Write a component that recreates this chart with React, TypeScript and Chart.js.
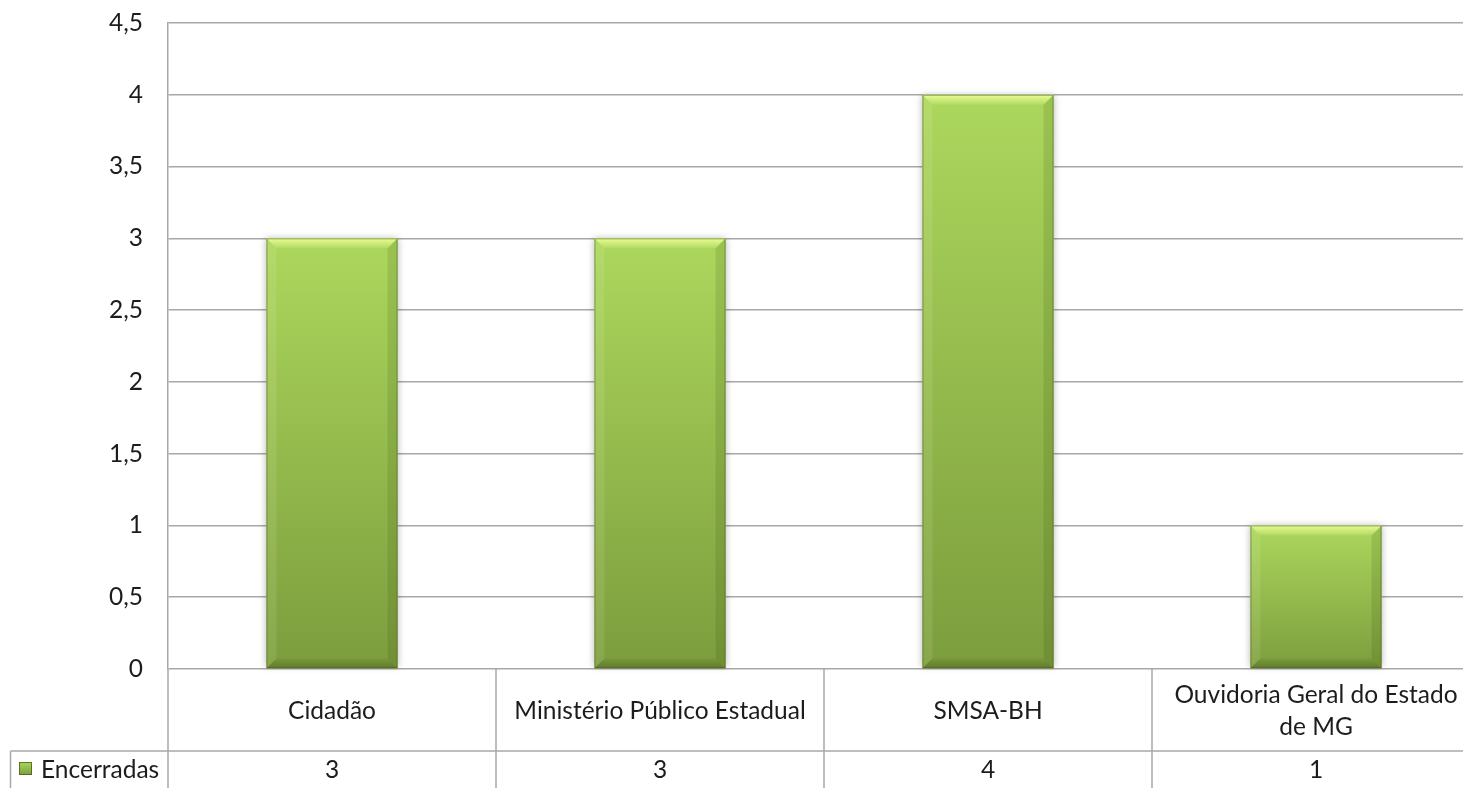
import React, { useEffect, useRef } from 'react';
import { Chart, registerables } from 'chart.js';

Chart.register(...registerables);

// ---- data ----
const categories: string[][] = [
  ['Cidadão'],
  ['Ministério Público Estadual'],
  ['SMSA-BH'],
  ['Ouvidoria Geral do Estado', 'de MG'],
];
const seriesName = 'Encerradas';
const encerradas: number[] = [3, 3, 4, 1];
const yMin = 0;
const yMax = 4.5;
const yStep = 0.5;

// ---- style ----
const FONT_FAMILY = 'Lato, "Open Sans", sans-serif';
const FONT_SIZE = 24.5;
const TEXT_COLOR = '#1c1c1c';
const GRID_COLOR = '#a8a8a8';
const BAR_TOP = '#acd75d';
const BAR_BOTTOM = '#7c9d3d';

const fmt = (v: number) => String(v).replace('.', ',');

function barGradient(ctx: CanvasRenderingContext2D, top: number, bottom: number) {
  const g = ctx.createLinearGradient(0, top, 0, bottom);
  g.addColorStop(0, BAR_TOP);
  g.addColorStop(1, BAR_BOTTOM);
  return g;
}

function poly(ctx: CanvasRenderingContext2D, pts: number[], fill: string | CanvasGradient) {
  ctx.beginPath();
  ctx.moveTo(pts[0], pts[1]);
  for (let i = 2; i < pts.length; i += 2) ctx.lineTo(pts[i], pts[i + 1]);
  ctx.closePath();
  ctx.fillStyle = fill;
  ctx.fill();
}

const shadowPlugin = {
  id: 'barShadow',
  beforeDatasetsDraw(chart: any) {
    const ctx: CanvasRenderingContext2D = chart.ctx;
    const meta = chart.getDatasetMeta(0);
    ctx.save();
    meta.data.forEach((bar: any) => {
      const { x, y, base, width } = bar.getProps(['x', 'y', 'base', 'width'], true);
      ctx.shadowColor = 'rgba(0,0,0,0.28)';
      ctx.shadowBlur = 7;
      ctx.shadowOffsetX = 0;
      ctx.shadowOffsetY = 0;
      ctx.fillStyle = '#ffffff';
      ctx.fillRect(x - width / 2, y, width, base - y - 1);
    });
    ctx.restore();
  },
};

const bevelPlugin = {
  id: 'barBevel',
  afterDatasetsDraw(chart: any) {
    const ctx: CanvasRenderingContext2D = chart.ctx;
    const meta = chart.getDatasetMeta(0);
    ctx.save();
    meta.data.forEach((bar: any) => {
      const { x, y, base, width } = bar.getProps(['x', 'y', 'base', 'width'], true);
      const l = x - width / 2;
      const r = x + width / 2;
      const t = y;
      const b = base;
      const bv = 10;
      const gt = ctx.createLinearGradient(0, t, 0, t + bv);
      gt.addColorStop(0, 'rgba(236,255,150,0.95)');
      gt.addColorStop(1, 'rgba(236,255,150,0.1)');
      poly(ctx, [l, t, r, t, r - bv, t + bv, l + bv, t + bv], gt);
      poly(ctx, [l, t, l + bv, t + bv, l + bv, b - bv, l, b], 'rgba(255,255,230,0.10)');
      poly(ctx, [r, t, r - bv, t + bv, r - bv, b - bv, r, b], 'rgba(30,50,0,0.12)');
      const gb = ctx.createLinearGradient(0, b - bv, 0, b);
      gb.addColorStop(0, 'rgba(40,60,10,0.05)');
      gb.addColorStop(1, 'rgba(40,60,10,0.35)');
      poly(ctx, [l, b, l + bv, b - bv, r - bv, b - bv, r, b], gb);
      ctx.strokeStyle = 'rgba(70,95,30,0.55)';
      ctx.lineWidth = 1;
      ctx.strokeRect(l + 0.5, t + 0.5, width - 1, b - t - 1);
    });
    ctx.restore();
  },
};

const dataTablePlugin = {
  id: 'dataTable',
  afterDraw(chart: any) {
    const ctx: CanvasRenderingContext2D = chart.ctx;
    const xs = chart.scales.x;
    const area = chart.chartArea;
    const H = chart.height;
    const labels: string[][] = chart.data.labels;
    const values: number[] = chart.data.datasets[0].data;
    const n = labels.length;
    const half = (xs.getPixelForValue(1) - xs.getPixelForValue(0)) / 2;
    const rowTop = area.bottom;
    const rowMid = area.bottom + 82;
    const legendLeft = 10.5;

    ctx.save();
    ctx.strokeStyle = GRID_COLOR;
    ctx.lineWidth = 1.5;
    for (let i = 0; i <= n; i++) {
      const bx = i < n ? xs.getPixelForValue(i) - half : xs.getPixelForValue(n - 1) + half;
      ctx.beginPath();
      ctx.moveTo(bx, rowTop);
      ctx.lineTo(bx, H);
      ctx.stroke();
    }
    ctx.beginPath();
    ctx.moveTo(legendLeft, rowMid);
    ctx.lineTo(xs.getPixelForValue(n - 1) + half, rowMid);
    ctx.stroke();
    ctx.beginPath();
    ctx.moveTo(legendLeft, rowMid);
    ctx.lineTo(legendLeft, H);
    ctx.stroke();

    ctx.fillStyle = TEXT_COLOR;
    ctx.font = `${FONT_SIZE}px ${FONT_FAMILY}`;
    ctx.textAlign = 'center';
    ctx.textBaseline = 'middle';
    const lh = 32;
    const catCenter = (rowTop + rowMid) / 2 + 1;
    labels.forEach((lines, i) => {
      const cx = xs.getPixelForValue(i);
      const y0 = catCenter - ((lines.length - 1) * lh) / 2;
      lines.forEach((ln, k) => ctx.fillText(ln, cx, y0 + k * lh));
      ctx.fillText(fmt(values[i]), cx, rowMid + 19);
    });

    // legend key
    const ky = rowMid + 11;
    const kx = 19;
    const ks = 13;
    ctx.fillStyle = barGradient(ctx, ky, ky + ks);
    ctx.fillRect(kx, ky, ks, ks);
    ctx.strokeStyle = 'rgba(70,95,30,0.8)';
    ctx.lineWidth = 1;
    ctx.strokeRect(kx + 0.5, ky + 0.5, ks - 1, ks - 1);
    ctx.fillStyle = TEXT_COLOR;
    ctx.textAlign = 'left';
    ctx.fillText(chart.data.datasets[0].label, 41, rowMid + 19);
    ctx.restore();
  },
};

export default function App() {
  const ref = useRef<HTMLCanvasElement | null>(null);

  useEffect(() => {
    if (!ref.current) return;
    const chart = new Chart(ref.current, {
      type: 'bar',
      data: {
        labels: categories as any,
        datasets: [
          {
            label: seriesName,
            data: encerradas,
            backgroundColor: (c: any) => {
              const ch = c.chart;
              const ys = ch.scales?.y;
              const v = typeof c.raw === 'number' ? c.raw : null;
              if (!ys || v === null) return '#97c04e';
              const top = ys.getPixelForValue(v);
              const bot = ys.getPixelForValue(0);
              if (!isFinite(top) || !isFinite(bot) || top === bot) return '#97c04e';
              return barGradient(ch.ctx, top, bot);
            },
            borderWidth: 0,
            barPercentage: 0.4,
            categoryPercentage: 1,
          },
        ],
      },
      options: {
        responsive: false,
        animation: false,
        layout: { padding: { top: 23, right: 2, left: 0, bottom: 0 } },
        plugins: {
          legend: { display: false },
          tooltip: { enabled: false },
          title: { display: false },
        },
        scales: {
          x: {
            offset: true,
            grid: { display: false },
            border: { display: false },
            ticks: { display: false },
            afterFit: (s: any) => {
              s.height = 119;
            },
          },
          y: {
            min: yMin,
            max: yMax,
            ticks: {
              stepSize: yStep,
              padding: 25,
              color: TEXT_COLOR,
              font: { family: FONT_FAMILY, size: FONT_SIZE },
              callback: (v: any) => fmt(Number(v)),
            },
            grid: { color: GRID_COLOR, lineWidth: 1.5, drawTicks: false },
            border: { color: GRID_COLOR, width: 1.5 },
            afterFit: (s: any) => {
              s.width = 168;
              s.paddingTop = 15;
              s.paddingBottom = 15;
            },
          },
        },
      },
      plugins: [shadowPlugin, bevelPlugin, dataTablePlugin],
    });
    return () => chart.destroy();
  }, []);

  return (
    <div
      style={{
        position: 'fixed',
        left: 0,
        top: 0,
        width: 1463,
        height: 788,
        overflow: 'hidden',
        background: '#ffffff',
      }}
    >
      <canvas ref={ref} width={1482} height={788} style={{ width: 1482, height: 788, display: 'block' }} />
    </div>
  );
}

◆ ◆ ◆

REQUIRED TASK: Lines containing the word "React" are to be counted in the listing; state their number alone.

RESPONSE FOR THIS EXERCISE: 2